◆ RECORDS SUPPLIED
Start
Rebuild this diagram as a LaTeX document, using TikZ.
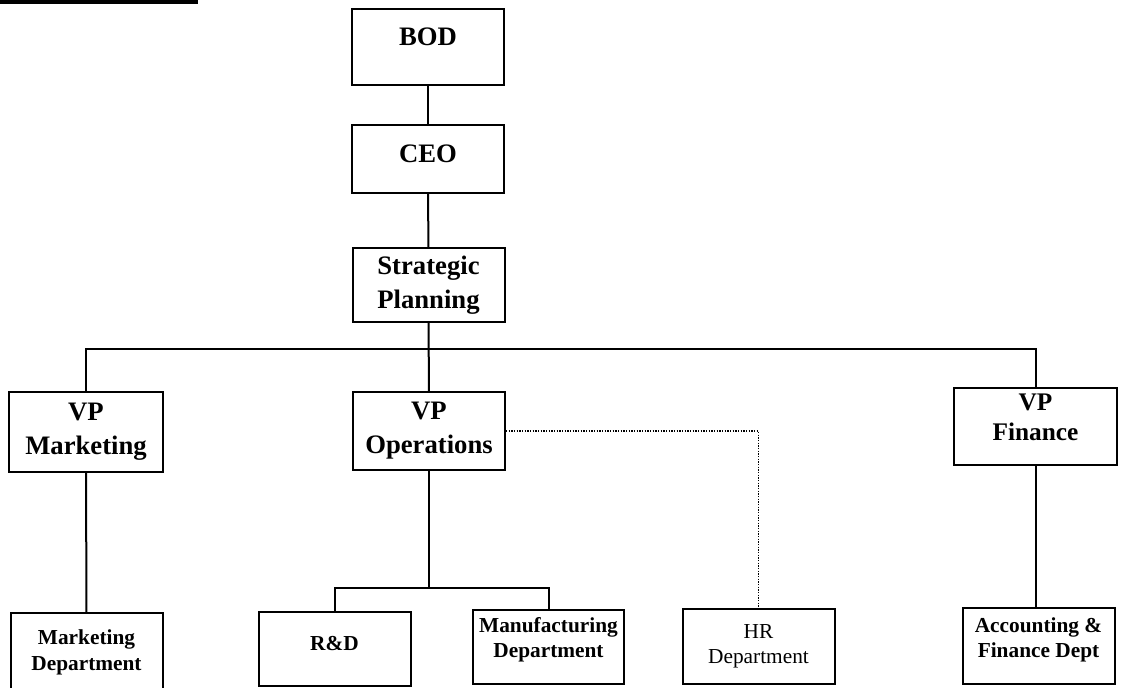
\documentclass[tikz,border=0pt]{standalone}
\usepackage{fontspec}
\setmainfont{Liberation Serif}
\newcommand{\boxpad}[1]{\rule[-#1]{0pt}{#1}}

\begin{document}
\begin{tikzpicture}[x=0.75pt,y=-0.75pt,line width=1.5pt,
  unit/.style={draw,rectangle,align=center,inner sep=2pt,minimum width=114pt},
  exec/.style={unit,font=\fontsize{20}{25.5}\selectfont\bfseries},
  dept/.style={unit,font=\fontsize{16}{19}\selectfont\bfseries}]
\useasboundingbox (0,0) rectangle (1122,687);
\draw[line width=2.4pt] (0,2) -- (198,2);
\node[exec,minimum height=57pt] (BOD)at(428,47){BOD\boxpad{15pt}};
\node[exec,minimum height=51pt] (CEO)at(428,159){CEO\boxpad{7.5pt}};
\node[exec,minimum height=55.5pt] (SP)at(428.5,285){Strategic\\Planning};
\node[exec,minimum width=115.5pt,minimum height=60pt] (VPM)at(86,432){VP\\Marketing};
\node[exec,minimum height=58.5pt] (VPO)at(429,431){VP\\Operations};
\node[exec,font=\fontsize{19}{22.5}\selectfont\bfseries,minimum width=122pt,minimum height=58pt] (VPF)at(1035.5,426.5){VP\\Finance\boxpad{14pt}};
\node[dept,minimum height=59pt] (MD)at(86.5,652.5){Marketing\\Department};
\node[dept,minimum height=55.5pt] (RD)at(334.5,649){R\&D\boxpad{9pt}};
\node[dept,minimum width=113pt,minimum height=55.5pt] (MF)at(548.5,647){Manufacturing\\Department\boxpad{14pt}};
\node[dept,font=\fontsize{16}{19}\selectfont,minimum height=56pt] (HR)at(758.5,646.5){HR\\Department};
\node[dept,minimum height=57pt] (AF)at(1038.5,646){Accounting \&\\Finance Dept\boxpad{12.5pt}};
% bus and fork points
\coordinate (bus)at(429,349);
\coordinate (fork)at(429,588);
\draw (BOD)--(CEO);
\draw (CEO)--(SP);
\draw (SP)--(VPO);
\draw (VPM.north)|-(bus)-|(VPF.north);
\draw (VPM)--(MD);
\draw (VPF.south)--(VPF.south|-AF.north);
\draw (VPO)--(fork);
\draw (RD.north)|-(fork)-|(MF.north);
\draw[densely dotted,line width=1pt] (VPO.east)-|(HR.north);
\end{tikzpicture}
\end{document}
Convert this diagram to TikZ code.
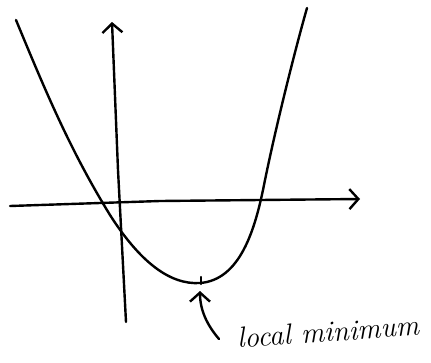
End
◆ WRITTEN PROBLEM
From the entries above, copy every line containing the word "this".

◆ CORRECT RESULT
Rebuild this diagram as a LaTeX document, using TikZ.
Convert this diagram to TikZ code.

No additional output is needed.